For me, it is always when important meetings have been scheduled or when we are about to go on a trip and dinosaur here has to pack for everyone… something happens, someone gets sick, someone has to be picked up from childcare… schedules disrupted, chaos ensures. For years, I lamented the injustice at this as if it was only happening just to me. As if, I am the sole Earth inhabitant with anything worth doing and the forces around me are simply conspiring my to-do lists’ ultimate downfall. After years of reacting to chaos in exactly the same way each time but expecting a different outcome (apparently a definition of insanity according to Einstein), I began to wonder if there is a better way.
I am not going to pretend that I am a physicist but I have been surrounded by physicists of sorts my entire life. My understanding of the chaos theory from a super duper, simplistic non-academic point of view says that there is predictable order in what seemingly are completely random sets of events. The problem is that we are just not very good at measuring what is really going on, and so more often than not, we get the predictions wrong as a very small degree of change can result in a significantly different future. Hence, why we have 24-hour channels devoted entirely to predicting the weather and still no one actually knows if it will be T-shirt Weather in 7 days. (No need to call the optometrist my darling husband… I actually did make a reference to The Lucksmiths intentionally 💜)
A quick search of Wikipedia.org on the chaos theory confirmed that this topic is way over my head and for the first time in my life, I couldn’t cheat real knowledge just by having a quick glance of my friend Wiki. I am grateful however that attending years of Dungeons and Dragons Appreciation meets at university in the hope of meeting boys left no permanent damage - that I did not grow up to fulfil the archetypal Asian nerd label that was so freely bestowed upon me in high school. What I did learn is that chaos theory suggests that even very minute, small changes will result in significantly different future trajectories – the Butterfly Effect. Wiki tried to tell me, through complex looking formulae that holds as much meaning to me as my kids’ scribbles, that scientific chaos also involves topological mixing.
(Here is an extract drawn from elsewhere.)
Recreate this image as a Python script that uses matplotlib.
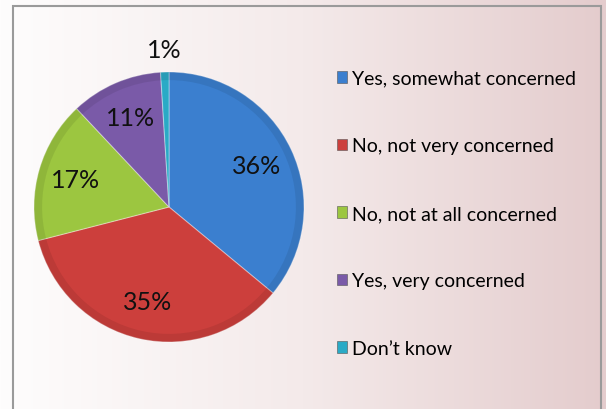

In other words, true chaos has to mix with other true chaotic systems, with a healthy dose of strange attractors of jerk systems apparently. So, Sh*t storms get caught up in other Sh*t storms and attracts a lot of jerks… Hmmm… now that is sounding more and more familiar.
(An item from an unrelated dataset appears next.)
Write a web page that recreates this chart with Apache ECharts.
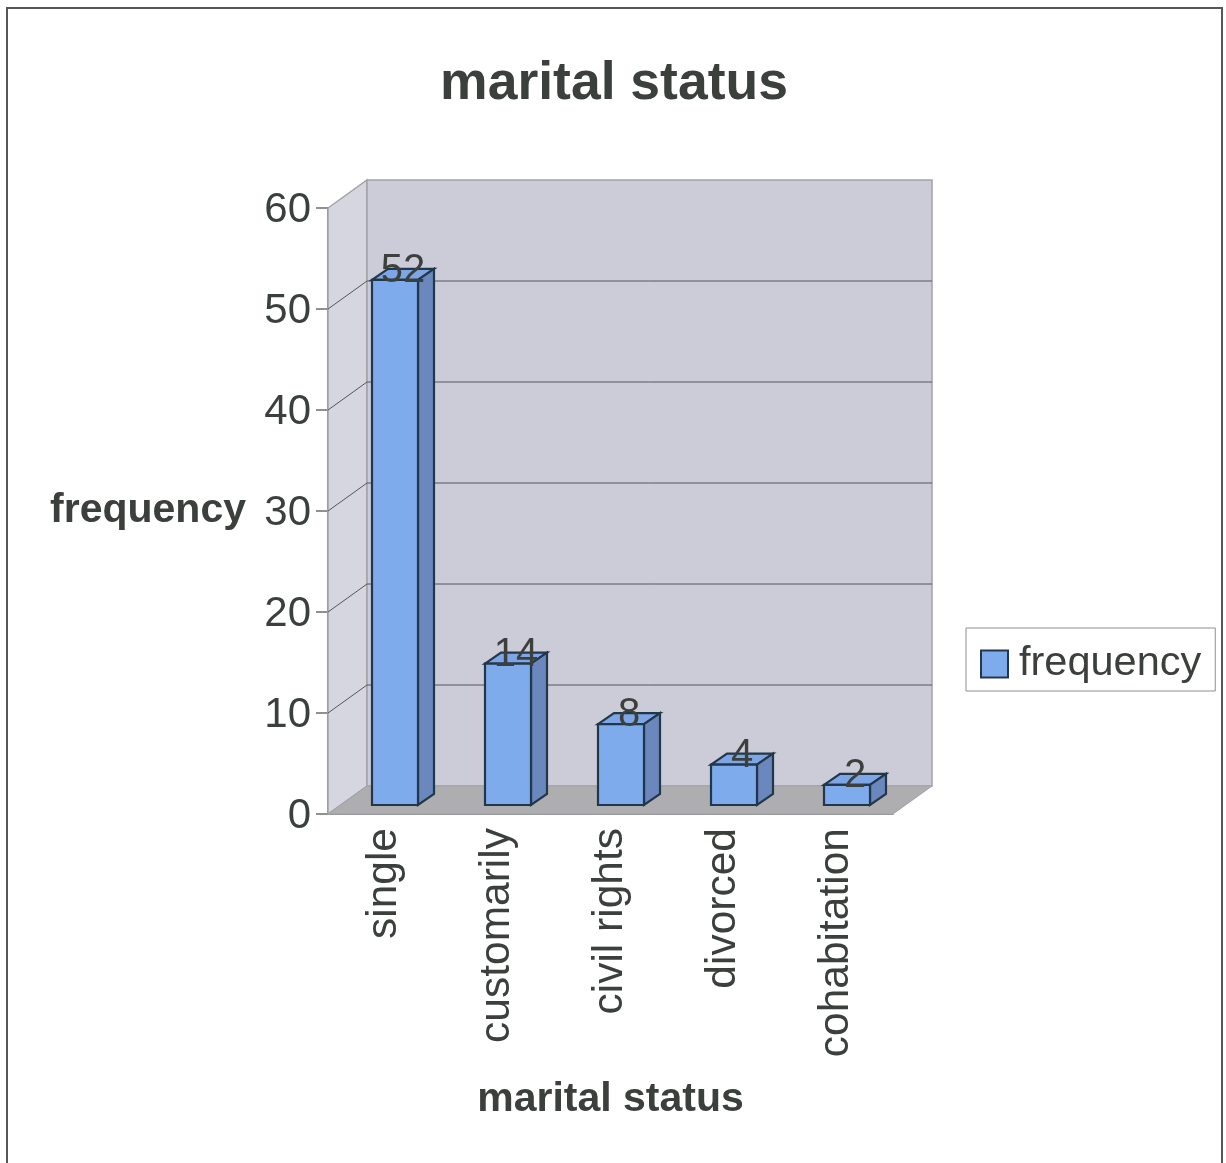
<!DOCTYPE html>
<html>
<head>
<meta charset="utf-8" />
<title>marital status</title>
<script src="https://cdn.jsdelivr.net/npm/echarts@6/dist/echarts.min.js"></script>
<style>
  html, body { margin: 0; padding: 0; background: #fff; }
  #chart { width: 1226px; height: 1163px; }
</style>
</head>
<body>
<div id="chart"></div>
<script>
const categories = ["single", "customarily", "civil rights", "divorced", "cohabitation"];
const frequency = [52, 14, 8, 4, 2];
const yTicks = [0, 10, 20, 30, 40, 50, 60];

const FONT = '"Liberation Sans", Arial, sans-serif';
const TEXT = "#3b403d";
// 3d look: how far the back wall and the bars are pushed
const WALL_DX = 39, WALL_DY = -28;
const BAR_DX = 10.5, BAR_DY = -9, BAR_DEPTH_X = 16, BAR_DEPTH_Y = -11;
const BAR_RATIO = 46 / 113;

const poly = (points, fill, stroke, lineWidth) => ({
  type: "polygon",
  shape: { points },
  style: { fill, stroke, lineWidth },
});

// walls, floor and grid lines, all from the axis scales
function renderWalls(params, api) {
  const [x0, y0] = api.coord([0, 0]);
  const band = api.size([1, 0])[0];
  const x1 = x0 - band / 2 + band * categories.length;
  const left = x0 - band / 2;
  const top = api.coord([0, yTicks[yTicks.length - 1]])[1];
  const d = [WALL_DX, WALL_DY];
  const children = [
    poly([[left, top], [left + d[0], top + d[1]], [left + d[0], y0 + d[1]], [left, y0]], "#d5d6e0", "#a3a3a8", 1.5),
    poly([[left + d[0], top + d[1]], [x1 + d[0], top + d[1]], [x1 + d[0], y0 + d[1]], [left + d[0], y0 + d[1]]], "#cbccd7", "#a3a3a8", 1.5),
    poly([[left, y0], [left + d[0], y0 + d[1]], [x1 + d[0], y0 + d[1]], [x1, y0]], "#aeaeb0", "#a3a3a8", 1),
  ];
  yTicks.slice(1, -1).forEach((t) => {
    const y = api.coord([0, t])[1];
    children.push({
      type: "polyline",
      shape: { points: [[left, y], [left + d[0], y + d[1]], [x1 + d[0], y + d[1]]] },
      style: { fill: "none", stroke: "#55565a", lineWidth: 1 },
    });
  });
  return { type: "group", children };
}

function renderBar(params, api) {
  const value = api.value(1);
  const [cx, yTop] = api.coord([api.value(0), value]);
  const yBase = api.coord([api.value(0), 0])[1];
  const w = api.size([1, 0])[0] * BAR_RATIO;
  const l = cx + BAR_DX - w / 2;
  const r = l + w;
  const t = yTop + BAR_DY;
  const b = yBase + BAR_DY;
  const dx = BAR_DEPTH_X, dy = BAR_DEPTH_Y;
  const edge = "#22384a";
  return {
    type: "group",
    children: [
      poly([[l, t], [l + dx, t + dy], [r + dx, t + dy], [r, t]], "#7ea6e6", edge, 2.2),
      poly([[r, t], [r + dx, t + dy], [r + dx, b + dy], [r, b]], "#6a88bd", edge, 2.2),
      poly([[l, t], [r, t], [r, b], [l, b]], "#7dabec", edge, 2.2),
      {
        type: "text",
        style: {
          text: String(value),
          x: cx + BAR_DX + dx / 2,
          y: t + 11,
          align: "center",
          verticalAlign: "bottom",
          font: "40px " + FONT,
          fill: TEXT,
        },
      },
    ],
  };
}

const options = {
  backgroundColor: "#fff",
  animation: false,
  title: {
    text: "marital status",
    left: 609,
    top: 52,
    textAlign: "center",
    textStyle: { fontFamily: FONT, fontSize: 53.5, fontWeight: "bold", color: TEXT },
  },
  legend: {
    left: 966,
    top: 628,
    padding: [15, 14, 6, 14],
    borderColor: "#8a8f94",
    borderWidth: 1,
    itemWidth: 27,
    itemHeight: 27,
    itemGap: 0,
    data: [
      {
        name: "frequency",
        icon: "rect",
        itemStyle: { color: "#7dabec", borderColor: "#22384a", borderWidth: 2 },
      },
    ],
    textStyle: { fontFamily: FONT, fontSize: 41.5, color: TEXT, padding: [0, 0, 0, 6] },
  },
  grid: { left: 328, top: 208, width: 565, height: 606 },
  xAxis: {
    type: "category",
    data: categories,
    name: "marital status",
    nameLocation: "middle",
    nameGap: 265,
    nameTextStyle: { fontFamily: FONT, fontSize: 41, fontWeight: "bold", color: TEXT },
    axisLine: { lineStyle: { color: "#6a6c6f", width: 1.5 } },
    axisTick: { length: 12, lineStyle: { color: "#6a6c6f", width: 1.5 } },
    axisLabel: {
      interval: 0,
      rotate: 90,
      margin: 14,
      fontFamily: FONT,
      fontSize: 42.5,
      color: TEXT,
    },
    splitLine: { show: false },
  },
  yAxis: {
    type: "value",
    min: 0,
    max: 60,
    interval: 10,
    name: "frequency",
    nameLocation: "middle",
    nameRotate: 0,
    nameGap: 82,
    nameTextStyle: { fontFamily: FONT, fontSize: 41, fontWeight: "bold", color: TEXT },
    axisLine: { show: true, lineStyle: { color: "#6a6c6f", width: 1.5 } },
    axisTick: { show: true, length: 12, lineStyle: { color: "#6a6c6f", width: 1.5 } },
    axisLabel: {
      margin: 17,
      formatter: "{v|{value}}",
      rich: { v: { fontFamily: FONT, fontSize: 42, color: TEXT, padding: [4, 0, 0, 0] } },
    },
    splitLine: { show: false },
  },
  series: [
    {
      name: "walls",
      type: "custom",
      silent: true,
      clip: false,
      z: 1,
      renderItem: renderWalls,
      data: [[0, 0]],
    },
    {
      name: "frequency",
      type: "custom",
      clip: false,
      z: 3,
      itemStyle: { color: "#7dabec" },
      renderItem: renderBar,
      encode: { x: 0, y: 1 },
      data: categories.map((c, i) => [i, frequency[i]]),
    },
  ],
  // scanned page frame
  graphic: [
    {
      type: "polyline",
      silent: true,
      shape: { points: [[7, 1163], [7, 8], [1222, 8], [1222, 1163]] },
      style: { fill: "none", stroke: "#55585a", lineWidth: 2 },
    },
  ],
};

const chart = echarts.init(document.getElementById("chart"));
chart.setOption(options);
</script>
</body>
</html>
So what is the moral of this story? Small changes can result in totally different outcomes. This is the basis of the chaos theory, The Butterfly Effect – the tiny flap of a butterfly’s wing may have propelled us into a future where a tornado occurs… Every little thing you do is significant and can change the course of your future. You are in fact in complete control despite your chaos, other people’s chaos (or is that cha-i… Mmm… chai), and jerks in your life. Chaos is systematic we just don’t have the capacity to understand it. It’s a matter of accepting it as normal and choosing the actions that will most likely propel us into favourable outcomes. Mummy dinosaur did find her three little dinosaur babies in the movie. It was every reptilian mother’s worst nightmare, she wasn’t there when they hatched, they had already imprinted on the sloth by the time she found them. Instead of lamenting her predicament, she scoped up her babies as well as the sloth accepting him into her extended family thereby gaining a free and willing babysitter along the way, and wouldn’t we all love one of those? So breath. When chaos erupts, think butterflies and flap your motherly wings cause you are in complete control of the choice to stay totally calm.